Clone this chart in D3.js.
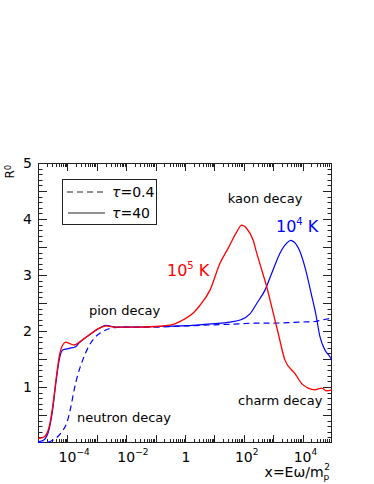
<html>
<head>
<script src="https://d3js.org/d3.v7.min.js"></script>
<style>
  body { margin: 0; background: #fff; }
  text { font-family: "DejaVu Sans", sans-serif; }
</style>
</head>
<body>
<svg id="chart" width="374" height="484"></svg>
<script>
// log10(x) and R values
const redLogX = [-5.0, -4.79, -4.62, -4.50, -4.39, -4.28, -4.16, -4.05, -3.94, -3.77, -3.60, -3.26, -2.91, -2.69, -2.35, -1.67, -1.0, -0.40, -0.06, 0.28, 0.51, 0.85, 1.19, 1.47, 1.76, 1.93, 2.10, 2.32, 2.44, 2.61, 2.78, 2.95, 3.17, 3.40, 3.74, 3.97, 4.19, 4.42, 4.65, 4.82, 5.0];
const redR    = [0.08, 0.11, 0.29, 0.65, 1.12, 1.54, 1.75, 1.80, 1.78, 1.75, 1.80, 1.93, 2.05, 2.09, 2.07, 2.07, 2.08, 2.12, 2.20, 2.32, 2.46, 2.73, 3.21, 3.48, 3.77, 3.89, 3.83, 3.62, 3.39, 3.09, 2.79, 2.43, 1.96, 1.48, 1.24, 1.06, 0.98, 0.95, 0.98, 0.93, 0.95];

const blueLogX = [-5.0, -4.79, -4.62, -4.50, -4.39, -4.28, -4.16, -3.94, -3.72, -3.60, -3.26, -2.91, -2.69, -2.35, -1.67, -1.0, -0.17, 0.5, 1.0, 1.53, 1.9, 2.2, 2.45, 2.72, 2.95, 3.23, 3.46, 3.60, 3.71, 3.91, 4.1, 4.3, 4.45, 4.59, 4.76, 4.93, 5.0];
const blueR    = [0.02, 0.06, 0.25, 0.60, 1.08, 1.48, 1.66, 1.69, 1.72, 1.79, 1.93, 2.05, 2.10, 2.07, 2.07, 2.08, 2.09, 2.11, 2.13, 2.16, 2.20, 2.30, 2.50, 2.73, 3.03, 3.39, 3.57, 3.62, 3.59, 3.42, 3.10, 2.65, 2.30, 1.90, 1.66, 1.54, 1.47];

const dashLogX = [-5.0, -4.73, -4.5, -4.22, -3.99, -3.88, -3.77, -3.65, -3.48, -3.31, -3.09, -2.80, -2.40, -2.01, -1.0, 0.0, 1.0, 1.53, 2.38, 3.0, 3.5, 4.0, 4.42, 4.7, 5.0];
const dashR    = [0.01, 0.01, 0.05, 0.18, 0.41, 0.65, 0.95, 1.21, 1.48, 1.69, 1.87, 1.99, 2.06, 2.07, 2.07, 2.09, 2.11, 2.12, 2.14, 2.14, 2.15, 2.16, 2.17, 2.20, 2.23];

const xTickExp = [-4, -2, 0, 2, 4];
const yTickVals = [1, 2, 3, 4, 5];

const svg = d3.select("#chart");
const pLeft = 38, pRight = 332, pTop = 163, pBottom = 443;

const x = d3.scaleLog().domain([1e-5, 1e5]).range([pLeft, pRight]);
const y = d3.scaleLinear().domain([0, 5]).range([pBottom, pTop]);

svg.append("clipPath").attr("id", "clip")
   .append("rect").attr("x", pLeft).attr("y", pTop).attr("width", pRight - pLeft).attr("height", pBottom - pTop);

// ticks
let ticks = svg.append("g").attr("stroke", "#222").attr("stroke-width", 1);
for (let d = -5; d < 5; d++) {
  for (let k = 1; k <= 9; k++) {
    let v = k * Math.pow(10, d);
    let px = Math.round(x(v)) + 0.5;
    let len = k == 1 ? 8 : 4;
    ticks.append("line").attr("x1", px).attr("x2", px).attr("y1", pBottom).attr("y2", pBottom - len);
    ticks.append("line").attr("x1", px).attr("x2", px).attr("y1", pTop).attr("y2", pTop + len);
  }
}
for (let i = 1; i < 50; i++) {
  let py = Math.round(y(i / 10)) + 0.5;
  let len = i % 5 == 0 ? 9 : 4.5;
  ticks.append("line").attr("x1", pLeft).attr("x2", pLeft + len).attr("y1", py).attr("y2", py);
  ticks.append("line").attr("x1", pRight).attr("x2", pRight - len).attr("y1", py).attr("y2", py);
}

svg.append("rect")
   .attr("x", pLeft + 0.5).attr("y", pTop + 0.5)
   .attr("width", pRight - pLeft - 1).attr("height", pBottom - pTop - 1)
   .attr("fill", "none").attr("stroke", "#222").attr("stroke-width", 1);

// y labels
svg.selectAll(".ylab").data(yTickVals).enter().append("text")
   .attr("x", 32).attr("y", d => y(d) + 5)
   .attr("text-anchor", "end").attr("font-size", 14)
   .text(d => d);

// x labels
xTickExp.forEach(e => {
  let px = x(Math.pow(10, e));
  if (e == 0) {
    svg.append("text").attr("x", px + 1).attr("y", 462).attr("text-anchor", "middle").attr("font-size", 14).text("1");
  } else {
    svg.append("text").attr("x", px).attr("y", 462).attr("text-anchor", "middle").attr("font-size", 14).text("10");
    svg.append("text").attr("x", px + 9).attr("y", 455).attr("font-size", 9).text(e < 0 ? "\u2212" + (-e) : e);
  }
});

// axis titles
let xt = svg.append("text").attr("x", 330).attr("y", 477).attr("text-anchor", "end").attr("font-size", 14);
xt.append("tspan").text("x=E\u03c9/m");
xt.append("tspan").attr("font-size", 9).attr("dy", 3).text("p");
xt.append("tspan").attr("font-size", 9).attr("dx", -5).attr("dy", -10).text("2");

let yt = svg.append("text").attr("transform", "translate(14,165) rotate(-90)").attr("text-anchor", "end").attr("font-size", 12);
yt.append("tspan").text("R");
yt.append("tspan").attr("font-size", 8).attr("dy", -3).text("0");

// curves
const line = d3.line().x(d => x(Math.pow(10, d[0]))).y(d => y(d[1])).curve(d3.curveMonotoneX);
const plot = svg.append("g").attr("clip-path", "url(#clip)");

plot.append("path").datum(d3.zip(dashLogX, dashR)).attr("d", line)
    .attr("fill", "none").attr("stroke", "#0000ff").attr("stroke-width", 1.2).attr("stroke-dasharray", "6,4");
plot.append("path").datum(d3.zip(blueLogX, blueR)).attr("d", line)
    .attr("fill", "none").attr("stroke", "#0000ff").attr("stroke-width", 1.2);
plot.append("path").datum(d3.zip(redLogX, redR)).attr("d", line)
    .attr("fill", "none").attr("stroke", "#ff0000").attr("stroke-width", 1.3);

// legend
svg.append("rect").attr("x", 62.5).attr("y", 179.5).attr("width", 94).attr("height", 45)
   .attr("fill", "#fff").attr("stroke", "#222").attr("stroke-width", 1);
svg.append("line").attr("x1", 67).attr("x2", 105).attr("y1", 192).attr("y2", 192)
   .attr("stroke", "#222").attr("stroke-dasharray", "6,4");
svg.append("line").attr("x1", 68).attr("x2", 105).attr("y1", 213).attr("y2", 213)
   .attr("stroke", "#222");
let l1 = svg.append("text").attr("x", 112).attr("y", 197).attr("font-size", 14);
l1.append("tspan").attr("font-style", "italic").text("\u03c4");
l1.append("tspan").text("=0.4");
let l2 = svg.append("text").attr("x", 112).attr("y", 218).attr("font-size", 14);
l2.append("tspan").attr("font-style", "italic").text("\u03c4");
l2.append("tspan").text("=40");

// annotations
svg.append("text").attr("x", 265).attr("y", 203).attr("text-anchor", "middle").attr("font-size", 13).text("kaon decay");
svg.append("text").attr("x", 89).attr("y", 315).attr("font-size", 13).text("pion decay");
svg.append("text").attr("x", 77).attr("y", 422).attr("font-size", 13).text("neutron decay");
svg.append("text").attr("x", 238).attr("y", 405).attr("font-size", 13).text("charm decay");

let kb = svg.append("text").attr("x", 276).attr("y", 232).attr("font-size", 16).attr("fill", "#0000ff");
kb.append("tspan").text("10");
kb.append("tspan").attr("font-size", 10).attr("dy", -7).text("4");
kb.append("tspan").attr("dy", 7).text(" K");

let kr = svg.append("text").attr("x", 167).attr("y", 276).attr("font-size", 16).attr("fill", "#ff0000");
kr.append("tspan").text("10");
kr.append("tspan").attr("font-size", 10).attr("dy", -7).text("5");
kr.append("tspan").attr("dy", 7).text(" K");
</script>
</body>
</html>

[BRIEF] What is the number of lines above that contain the string "chart"? Answer with the number alone.

[RESULT FOR THIS TASK] 3